Lacking "The Eye"-- and the Desire

I have a confession to make.

I am NOT crafty.

There.  I've said it.  It's kind of an unusual characteristic for a Mormon stay-at-home mom, I know.  The stereotype is that we are all scrapbooking, quilting, artsy, decorating types-- with some canning and casserole flair thrown in.

(By the way, growing up I really thought this was only a stereotype.  Especially when I got to college, when none of the women I interacted with were much into any of this stuff.  But as an adult I've noticed that these kind of pastimes are very common among my church friends.  And have you ever noticed that the Relief Society activities where we are doing something artsy/crafty get the best attendance?  I have.)

Lest you read a note of bitterness or smugness here, I am not resentful nor do I look down on the ladies who are crafty.  I've actually spent a fair amount of time making quilts, working on scrapbooks, and even painting some kind of object.  But usually I do this stuff because I enjoy spending the time socializing with others who are doing these activities.  Not because I love to spend my free time doing such things.  Part of it probably has to do with how I just don't seem to have a feel for good decorating or design.  My house is anything but decorated (and probably wouldn't be, even if the kids didn't destroy everything).  I can pick between already decorated rooms and tell you which I like better, but as for coming up with stuff I like on my own?  I'm terrible.  That applies to crafts too.  My creativity lies with words rather than colors or objects.

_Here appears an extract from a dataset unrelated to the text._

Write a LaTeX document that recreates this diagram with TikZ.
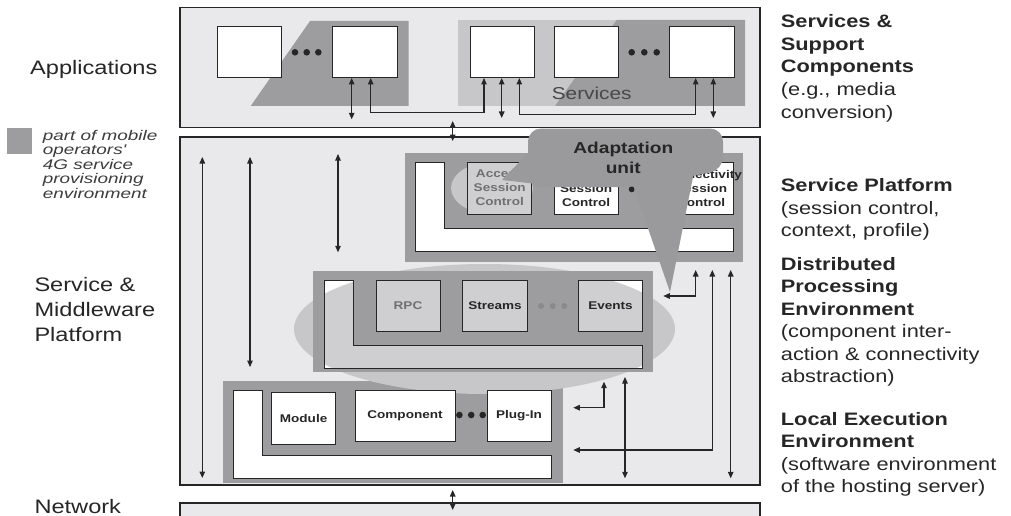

Last Thursday we had a Relief Society activity, a craft night.  There were several different little crafty Christmas decorations you could choose to make.  I admit, as soon as I learned we would be doing crafts, I crossed it off my busy to do list.  These activities are often hard to get to for me-- they come after a full day of driving everywhere, chores, the homework grind, and teaching piano lessons.  Since Terence usually has to work, it also means I have to drag all five kids off fairly late at night and it means that no one will be in bed before 10 pm.  I really have to be motivated to do this, and sitting at a table working at a craft just wasn't enough to inspire me.

However, the Relief Society president said she had someone she really wanted to introduce to me that night, and Terence ended up with the night off, so I found myself sitting at a table painting a little wooden birdhouse.  My painting skills are passable but like I said, my eye for style is not.  My colors were not original (somebody actually pointed out how "traditional" I was by painting my house the same as the completed example birdhouse), and figuring out where to stick the little snips of fake berries and greenery was a nightmare.  And my "dusting of snow" on top looked like rigid rows of snowballs rather than a dusting.  Oh well.  The fun part was getting out of the house without children, socializing with several women very different from myself, and treating myself to some hot chocolate with marshmallows in it.  Plus I got to enjoy the other beautiful crafts that the other women made.  I may not be able to replicate their skill, but I can still appreciate it!

Just keep in mind that appreciation doesn't mean a burning desire to jump in.  I don't think I'll be taking up one sister's offer to come use her Cricut any time soon.  She offered when I complained that I'm not so great at the crafty stuff.  Supposedly it would help me, but I'm not even entirely sure what a Cricut is used for.  Somehow I doubt the function of a Cricut is to impart the desire to craft!

Comments

lanitapete said…
I'm SO glad that you realize where your talents lie and pursue that field, and not feel like you have to "go with the flow". That would surely make your life so much more stressful!